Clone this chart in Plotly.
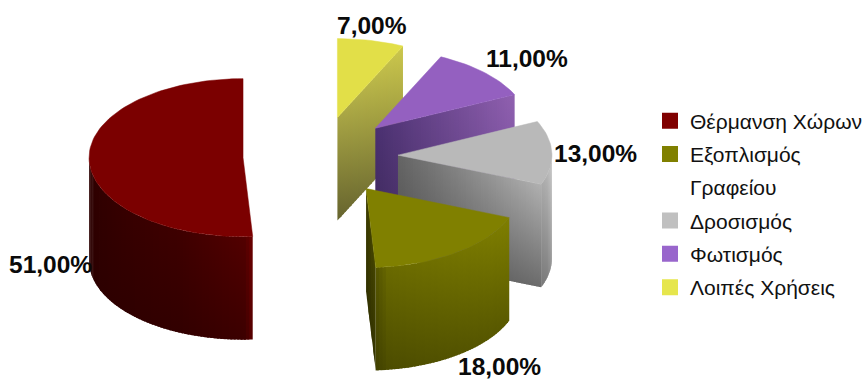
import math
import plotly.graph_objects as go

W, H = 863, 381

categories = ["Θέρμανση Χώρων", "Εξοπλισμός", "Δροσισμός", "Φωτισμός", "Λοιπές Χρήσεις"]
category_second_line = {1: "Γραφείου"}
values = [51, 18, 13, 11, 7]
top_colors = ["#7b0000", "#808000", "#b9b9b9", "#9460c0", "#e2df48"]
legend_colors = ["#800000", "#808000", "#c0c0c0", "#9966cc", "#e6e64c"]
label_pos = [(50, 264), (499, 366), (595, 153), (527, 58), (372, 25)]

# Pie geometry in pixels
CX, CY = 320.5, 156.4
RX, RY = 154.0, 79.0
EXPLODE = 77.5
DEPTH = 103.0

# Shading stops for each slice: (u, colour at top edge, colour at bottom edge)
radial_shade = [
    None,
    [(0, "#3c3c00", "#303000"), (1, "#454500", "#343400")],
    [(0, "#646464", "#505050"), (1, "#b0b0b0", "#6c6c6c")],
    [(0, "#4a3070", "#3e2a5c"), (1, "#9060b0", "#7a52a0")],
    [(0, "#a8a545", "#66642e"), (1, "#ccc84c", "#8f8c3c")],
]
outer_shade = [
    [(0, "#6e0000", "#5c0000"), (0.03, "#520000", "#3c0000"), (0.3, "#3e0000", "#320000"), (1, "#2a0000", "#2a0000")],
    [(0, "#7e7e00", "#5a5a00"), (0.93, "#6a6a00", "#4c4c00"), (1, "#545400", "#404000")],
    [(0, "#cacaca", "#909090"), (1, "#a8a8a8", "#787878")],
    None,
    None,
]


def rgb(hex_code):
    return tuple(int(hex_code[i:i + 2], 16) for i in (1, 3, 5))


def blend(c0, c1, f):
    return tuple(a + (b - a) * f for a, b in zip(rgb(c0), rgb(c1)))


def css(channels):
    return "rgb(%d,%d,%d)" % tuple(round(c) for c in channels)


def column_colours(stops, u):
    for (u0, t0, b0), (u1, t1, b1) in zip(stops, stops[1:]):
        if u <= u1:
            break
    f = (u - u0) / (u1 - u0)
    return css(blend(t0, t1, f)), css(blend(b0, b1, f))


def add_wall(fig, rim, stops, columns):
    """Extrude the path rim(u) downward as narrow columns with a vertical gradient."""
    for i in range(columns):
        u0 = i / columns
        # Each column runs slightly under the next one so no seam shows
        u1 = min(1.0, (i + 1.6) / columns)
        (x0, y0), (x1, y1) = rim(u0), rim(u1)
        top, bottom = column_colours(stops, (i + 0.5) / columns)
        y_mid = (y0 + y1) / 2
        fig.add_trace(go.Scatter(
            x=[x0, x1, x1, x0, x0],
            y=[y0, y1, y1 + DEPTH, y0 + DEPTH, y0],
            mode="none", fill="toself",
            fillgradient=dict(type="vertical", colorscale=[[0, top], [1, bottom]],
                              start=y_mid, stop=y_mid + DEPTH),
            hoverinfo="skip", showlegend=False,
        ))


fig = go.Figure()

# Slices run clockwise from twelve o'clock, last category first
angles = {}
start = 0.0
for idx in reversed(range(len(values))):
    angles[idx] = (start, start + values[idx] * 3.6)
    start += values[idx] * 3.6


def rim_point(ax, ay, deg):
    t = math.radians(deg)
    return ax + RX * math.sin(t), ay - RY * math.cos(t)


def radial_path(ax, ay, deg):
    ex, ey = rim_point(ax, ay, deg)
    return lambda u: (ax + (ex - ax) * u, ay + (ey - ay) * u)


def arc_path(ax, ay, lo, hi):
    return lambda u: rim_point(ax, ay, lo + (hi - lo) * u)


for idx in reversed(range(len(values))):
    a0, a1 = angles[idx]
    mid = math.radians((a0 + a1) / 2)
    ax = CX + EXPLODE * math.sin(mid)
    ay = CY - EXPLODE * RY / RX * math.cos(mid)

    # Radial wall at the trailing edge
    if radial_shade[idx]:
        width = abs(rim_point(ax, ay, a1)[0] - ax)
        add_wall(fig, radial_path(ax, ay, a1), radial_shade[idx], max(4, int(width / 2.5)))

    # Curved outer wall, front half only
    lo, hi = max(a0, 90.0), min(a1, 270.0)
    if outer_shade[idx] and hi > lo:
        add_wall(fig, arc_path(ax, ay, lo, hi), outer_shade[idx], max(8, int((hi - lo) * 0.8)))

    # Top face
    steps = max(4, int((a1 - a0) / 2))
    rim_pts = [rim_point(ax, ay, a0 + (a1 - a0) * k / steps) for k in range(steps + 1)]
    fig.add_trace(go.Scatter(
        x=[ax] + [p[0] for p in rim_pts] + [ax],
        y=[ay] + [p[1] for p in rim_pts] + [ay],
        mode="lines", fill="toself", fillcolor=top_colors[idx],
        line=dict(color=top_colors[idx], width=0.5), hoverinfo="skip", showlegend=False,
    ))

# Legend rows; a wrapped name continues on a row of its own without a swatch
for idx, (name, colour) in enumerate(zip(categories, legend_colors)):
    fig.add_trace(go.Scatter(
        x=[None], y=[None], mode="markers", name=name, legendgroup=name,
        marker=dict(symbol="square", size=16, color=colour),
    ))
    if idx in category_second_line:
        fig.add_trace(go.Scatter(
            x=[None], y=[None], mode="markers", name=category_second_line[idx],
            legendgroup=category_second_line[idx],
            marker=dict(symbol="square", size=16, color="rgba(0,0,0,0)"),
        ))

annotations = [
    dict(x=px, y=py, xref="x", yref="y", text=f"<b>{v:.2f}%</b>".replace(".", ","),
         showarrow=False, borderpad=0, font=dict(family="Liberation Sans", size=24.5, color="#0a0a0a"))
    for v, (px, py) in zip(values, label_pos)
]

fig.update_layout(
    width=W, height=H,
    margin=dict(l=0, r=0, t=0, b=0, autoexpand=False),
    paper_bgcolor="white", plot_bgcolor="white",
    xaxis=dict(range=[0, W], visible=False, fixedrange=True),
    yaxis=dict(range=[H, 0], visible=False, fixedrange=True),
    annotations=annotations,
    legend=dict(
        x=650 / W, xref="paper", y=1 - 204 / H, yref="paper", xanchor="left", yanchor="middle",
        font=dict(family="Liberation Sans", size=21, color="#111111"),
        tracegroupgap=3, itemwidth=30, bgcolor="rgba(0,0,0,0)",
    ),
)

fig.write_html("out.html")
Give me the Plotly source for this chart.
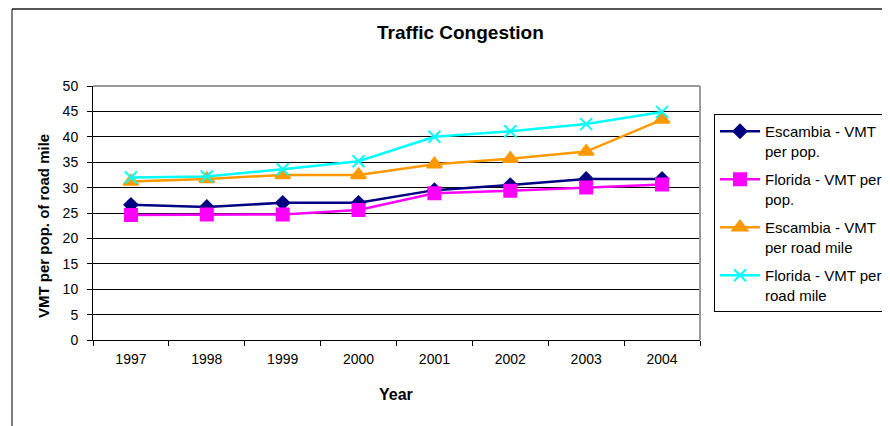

> **EXERCISE DIRECTIONS**:
Look through the data above. Each line containing the word "chart" needs to be copied.

> **IN RESPONSE**:
Clone this chart in Plotly.
Give me the Plotly source for this chart.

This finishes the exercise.